» WHAT THE EXERCISE ASKS: Gather every line below where "with" appears.

» PROVIDED DATA:
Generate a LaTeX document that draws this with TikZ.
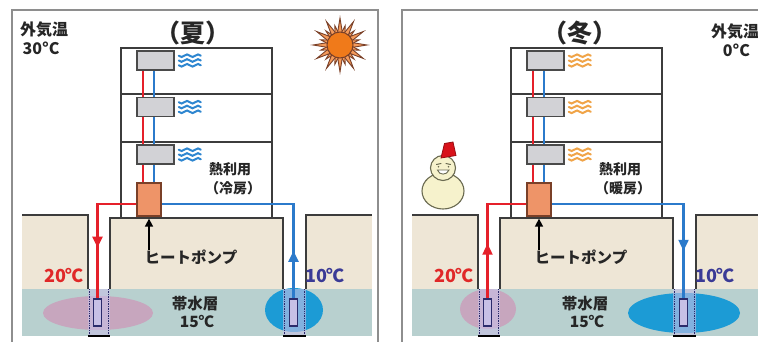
\documentclass[tikz,border=0pt]{standalone}
\usepackage{fontspec}
\setmainfont{Noto Sans CJK JP}
\usetikzlibrary{arrows.meta,decorations.markings,calc}

\definecolor{frameg}{HTML}{8E8E8E}
\definecolor{bldg}{HTML}{3C3C3C}
\definecolor{groundc}{HTML}{EEE6D6}
\definecolor{aquic}{HTML}{B8D0CF}
\definecolor{warmc}{HTML}{C7A6BE}
\definecolor{coolc}{HTML}{1C9BD5}
\definecolor{pipered}{HTML}{E5202A}
\definecolor{pipeblue}{HTML}{2B7ACB}
\definecolor{hpfill}{HTML}{EE9468}
\definecolor{hpedge}{HTML}{7A4028}
\definecolor{unitfill}{HTML}{D2D2D6}
\definecolor{unitedge}{HTML}{4A4A4A}
\definecolor{wavecool}{HTML}{2E86D0}
\definecolor{wavewarm}{HTML}{F0A448}
\definecolor{wellc}{HTML}{C8C0E6}
\definecolor{welledge}{HTML}{2C2C6C}
\definecolor{templow}{HTML}{3A3A96}
\definecolor{temphigh}{HTML}{E02828}
\definecolor{sunc}{HTML}{F07A1A}
\definecolor{rayc}{HTML}{F49A5A}
\definecolor{snowc}{HTML}{F6F2CC}
\definecolor{snowedge}{HTML}{6A6A50}
\definecolor{hatc}{HTML}{D8121A}

\tikzset{
  frameline/.style={draw=frameg, line width=1.8pt},
  gline/.style={draw=bldg, line width=1.5pt},
  bline/.style={draw=bldg, line width=1.5pt},
  unitbox/.style={draw=unitedge, fill=unitfill, line width=1.6pt, minimum width=37pt, minimum height=19pt, inner sep=0pt},
  hpbox/.style={draw=hpedge, fill=hpfill, line width=1.3pt, minimum width=24pt, minimum height=33pt, inner sep=0pt},
  wellpipe/.style={draw=welledge, fill=wellc, line width=1.4pt, minimum width=8pt, minimum height=27pt, inner sep=0pt},
  redpipe/.style={draw=pipered, line width=2.2pt},
  bluepipe/.style={draw=pipeblue, line width=2.2pt},
  flowmark/.style={postaction={decorate,decoration={markings,
      mark=at position #1 with {\arrow{Triangle[length=11pt,width=10pt]}}}}},
  lbl/.style={inner sep=0pt, text=black!85},
  fs13/.style={font=\bfseries\fontsize{14}{16}\selectfont},
  fs15/.style={font=\bfseries\fontsize{15.5}{17}\selectfont},
  fs16/.style={font=\bfseries\fontsize{16}{18}\selectfont},
  fstemp/.style={font=\bfseries\fontsize{18}{20}\selectfont},
  fstitle/.style={font=\bfseries\fontsize{25}{27}\selectfont},
  waves/.pic={
    \foreach \k in {-4.8,0,4.8}{
      \draw[line width=2pt, line cap=round]
        (0,\k) sin (2.75,\k+1.3) cos (5.5,\k) sin (8.25,\k-1.3) cos (11,\k)
        sin (13.75,\k+1.3) cos (16.5,\k) sin (19.25,\k-1.3) cos (22,\k);
    }}
}

% One season panel: ground, aquifer, plumes, wells, building, units, heat pump.
% #1 name suffix, #2 left plume colour, #3 left plume path, #4 right plume colour, #5 right plume path
\newcommand\basepanel[5]{%
  \fill[groundc] (22,215) rectangle (88,289);
  \fill[groundc] (110,218) rectangle (283,289);
  \fill[groundc] (306,215) rectangle (372,289);
  \fill[aquic] (22,289) rectangle (372,336);
  \fill[#2] #3;
  \fill[#4] #5;
  % well columns
  \fill[wellc, opacity=.6] (88,289) rectangle (110,336);
  \fill[wellc, opacity=.6] (283,289) rectangle (306,336);
  \draw[welledge, densely dotted, line width=1.4pt] (89.5,289) -- (89.5,336) (108.5,289) -- (108.5,336)
       (284.5,289) -- (284.5,336) (304.5,289) -- (304.5,336);
  \draw[black, line width=2.2pt] (88,336) -- (110,336) (283,336) -- (306,336);
  \node[wellpipe] (wl#1) at (97.5,312.5) {};
  \node[wellpipe] (wr#1) at (293.5,312.5) {};
  % ground outline
  \draw[gline] (22,215) -- (88,215) -- (88,289);
  \draw[gline] (110,289) -- (110,218) -- (283,218) -- (283,289);
  \draw[gline] (306,289) -- (306,215) -- (372,215);
  % building
  \draw[bline] (121,218) -- (121,48) -- (272,48) -- (272,218);
  \draw[bline] (121,94) -- (272,94) (121,142) -- (272,142);
  % indoor units and heat pump
  \node[unitbox] (ua#1) at (155.5,60.5) {};
  \node[unitbox] (ub#1) at (155.5,107) {};
  \node[unitbox] (uc#1) at (155.5,154.5) {};
  \node[hpbox] (hp#1) at (149,199.5) {};
  \draw[redpipe] ([xshift=-12.5pt]ua#1.south) -- ([xshift=-12.5pt]ub#1.north)
                 ([xshift=-12.5pt]ub#1.south) -- ([xshift=-12.5pt]uc#1.north)
                 ([xshift=-12.5pt]uc#1.south) -- ([xshift=-6pt]hp#1.north);
  \draw[bluepipe] ([xshift=-1.5pt]ua#1.south) -- ([xshift=-1.5pt]ub#1.north)
                  ([xshift=-1.5pt]ub#1.south) -- ([xshift=-1.5pt]uc#1.north)
                  ([xshift=-1.5pt]uc#1.south) -- ([xshift=5pt]hp#1.north);
  % labels
  \node[lbl, fs15] (hplbl#1) at (191,257.5) {ヒートポンプ};
  \draw[black, line width=1.6pt, -{Triangle[length=8pt,width=8pt]}]
       (hp#1.south |- hplbl#1.north) -- ([yshift=-2pt]hp#1.south);
  \node[lbl, fs15] (aq#1) at (195,304) {帯水層};
  \node[lbl, fs15] (aqt#1) at (197,321.5) {15℃};
  \node[lbl, fstemp, text=temphigh] (th#1) at (64,275.5) {20℃};
  \node[lbl, fstemp, text=templow] (tl#1) at (325,275.5) {10℃};
}

\begin{document}
\begin{tikzpicture}[x=1pt,y=-1pt]
\useasboundingbox (0,0) rectangle (758,342);
\fill[white] (0,0) rectangle (758,342);

% panel frames
\draw[frameline] (12,345) -- (12,10) -- (378,10) -- (378,345);
\draw[frameline] (402,345) -- (402,10) -- (770,10);

% ---------- summer ----------
\basepanel{S}{warmc}{(98,313) ellipse [x radius=55, y radius=17]}{coolc}{(294,310) ellipse [x radius=29, y radius=22]}
\draw[redpipe, flowmark=0.62] ([yshift=-4.5pt]hpS.west) -| (wlS.north);
\draw[bluepipe, flowmark=0.21] (wrS.north) |- ([yshift=-4.5pt]hpS.east);
\node[hpbox] at (hpS) {};
\foreach \u in {uaS,ubS,ucS}{\pic[color=wavecool] at ([xshift=4pt]\u.east) {waves};}
\node[lbl, fs13] (useS) at (230,169) {熱利用};
\node[lbl, fs13] (modeS) at (233,188) {（冷房）};
\node[lbl, fstitle] (titleS) at (193,33) {（夏）};
\node[lbl, fs16, anchor=west] (outS) at (20,30) {外気温};
\node[lbl, fs16] (otS) at (41,48.5) {30°C};

% sun
\begin{scope}[shift={(340,45)}]
  \foreach \a in {0,30,...,330}{
    \filldraw[fill=rayc, draw=hpedge, line width=.9pt] (\a-12:12) -- (\a:27) -- (\a+12:12) -- cycle;
    \filldraw[fill=rayc, draw=hpedge, line width=.9pt] (\a+15-9:12) -- (\a+15:20) -- (\a+15+9:12) -- cycle;
  }
  \filldraw[fill=sunc, draw=hpedge, line width=1pt] (0,0) circle (13);
\end{scope}

% ---------- winter ----------
\begin{scope}[xshift=390pt]
\basepanel{W}{warmc}{(98,309) ellipse [x radius=28, y radius=20]}{coolc}{(294,313) ellipse [x radius=56, y radius=20]}
\draw[redpipe, flowmark=0.41] (wlW.north) |- ([yshift=-4.5pt]hpW.west);
\draw[bluepipe, flowmark=0.79] ([yshift=-4.5pt]hpW.east) -| (wrW.north);
\node[hpbox] at (hpW) {};
\foreach \u in {uaW,ubW,ucW}{\pic[color=wavewarm] at ([xshift=4pt]\u.east) {waves};}
\node[lbl, fs13] (useW) at (230,169) {熱利用};
\node[lbl, fs13] (modeW) at (233,188) {（暖房）};
\node[lbl, fstitle] (titleW) at (190,33.5) {（冬）};
\node[lbl, fs16, anchor=west] (outW) at (321,32) {外気温};
\node[lbl, fs16] (otW) at (346.5,50) {0°C};
\end{scope}

% snowman
\filldraw[fill=snowc, draw=snowedge, line width=1.1pt] (443,191) ellipse [x radius=21, y radius=18];
\filldraw[fill=snowc, draw=snowedge, line width=1.1pt] (443,168) circle (12.5);
\filldraw[fill=hatc, draw=hatc!70!black, line width=.8pt] (441,158) -- (456,155.5) -- (453,142) -- (444.5,143.5) -- cycle;
\draw[snowedge, line width=1pt, line cap=round] (436.5,164.5) -- (441,163.5) (446,163.5) -- (450.5,164.5);
\fill[snowedge] (438.5,166.8) circle (.9) (448.5,166.8) circle (.9);
\filldraw[fill=white, draw=snowedge, line width=.9pt] (437.5,170) .. controls (439,175.5) and (447,175.5) .. (449,170) -- cycle;
\end{tikzpicture}
\end{document}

» ANSWER TO THIS EXERCISE:
Generate a LaTeX document that draws this with TikZ.
      mark=at position #1 with {\arrow{Triangle[length=11pt,width=10pt]}}}}},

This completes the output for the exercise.